_What is needed_
Write out the opening lines of the data word for word, up to and including the line with "import * as", and leave every picture and every later line out.

_Given data_

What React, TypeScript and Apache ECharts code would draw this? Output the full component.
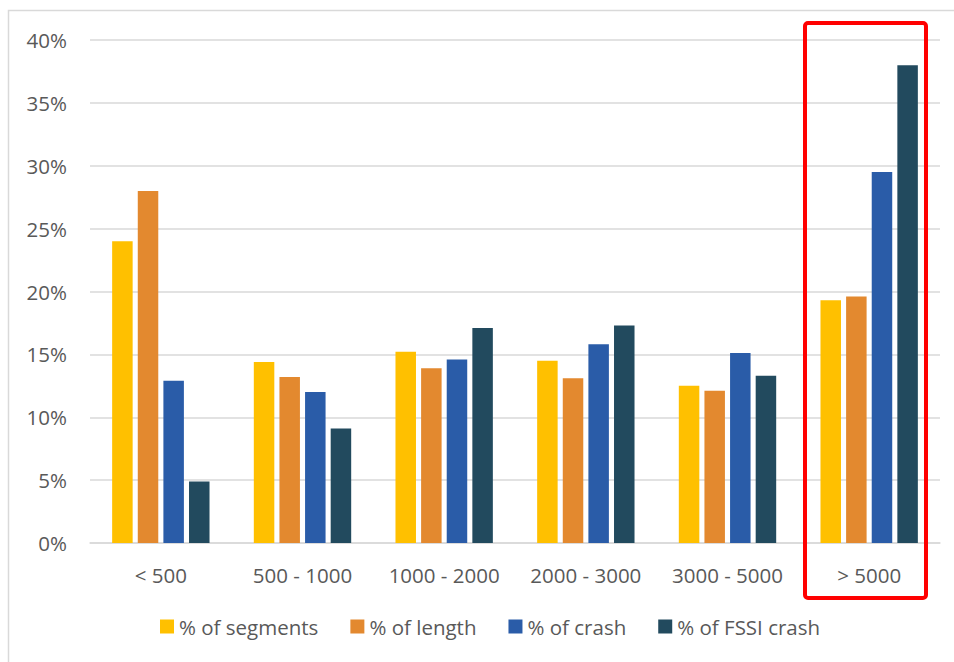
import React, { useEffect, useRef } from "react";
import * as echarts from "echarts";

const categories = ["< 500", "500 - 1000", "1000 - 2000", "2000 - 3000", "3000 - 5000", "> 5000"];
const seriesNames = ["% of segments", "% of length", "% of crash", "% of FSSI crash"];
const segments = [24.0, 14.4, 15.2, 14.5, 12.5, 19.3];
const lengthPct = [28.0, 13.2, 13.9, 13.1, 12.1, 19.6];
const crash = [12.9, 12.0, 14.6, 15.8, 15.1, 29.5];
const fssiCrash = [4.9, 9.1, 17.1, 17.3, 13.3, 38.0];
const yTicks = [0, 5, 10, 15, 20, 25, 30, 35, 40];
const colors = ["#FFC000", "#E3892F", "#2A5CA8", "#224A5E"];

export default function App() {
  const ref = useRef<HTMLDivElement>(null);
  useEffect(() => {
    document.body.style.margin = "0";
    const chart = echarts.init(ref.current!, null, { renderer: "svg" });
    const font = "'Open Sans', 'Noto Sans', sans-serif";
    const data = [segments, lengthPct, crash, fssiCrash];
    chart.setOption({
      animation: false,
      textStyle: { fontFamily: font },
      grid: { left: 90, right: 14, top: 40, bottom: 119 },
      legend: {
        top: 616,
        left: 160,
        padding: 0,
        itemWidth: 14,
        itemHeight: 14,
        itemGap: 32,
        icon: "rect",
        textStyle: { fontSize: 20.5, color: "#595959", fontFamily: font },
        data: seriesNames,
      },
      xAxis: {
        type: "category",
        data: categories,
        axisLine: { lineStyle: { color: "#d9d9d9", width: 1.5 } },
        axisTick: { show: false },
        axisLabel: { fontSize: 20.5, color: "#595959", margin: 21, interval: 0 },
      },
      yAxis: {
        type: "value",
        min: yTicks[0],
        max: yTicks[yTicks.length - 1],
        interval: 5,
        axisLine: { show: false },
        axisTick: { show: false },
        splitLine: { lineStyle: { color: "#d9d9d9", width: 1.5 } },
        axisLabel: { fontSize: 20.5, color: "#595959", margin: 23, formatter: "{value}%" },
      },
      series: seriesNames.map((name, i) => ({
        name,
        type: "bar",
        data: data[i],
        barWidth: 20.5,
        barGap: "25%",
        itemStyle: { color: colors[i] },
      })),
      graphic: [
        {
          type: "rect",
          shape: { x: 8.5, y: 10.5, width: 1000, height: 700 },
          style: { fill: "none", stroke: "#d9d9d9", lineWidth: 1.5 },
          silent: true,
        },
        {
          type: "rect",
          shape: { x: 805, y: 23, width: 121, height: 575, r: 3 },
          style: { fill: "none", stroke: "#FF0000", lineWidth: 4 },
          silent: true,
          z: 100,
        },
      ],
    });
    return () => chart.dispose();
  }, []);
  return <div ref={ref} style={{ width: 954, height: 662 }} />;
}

_The result_
What React, TypeScript and Apache ECharts code would draw this? Output the full component.
import React, { useEffect, useRef } from "react";
import * as echarts from "echarts";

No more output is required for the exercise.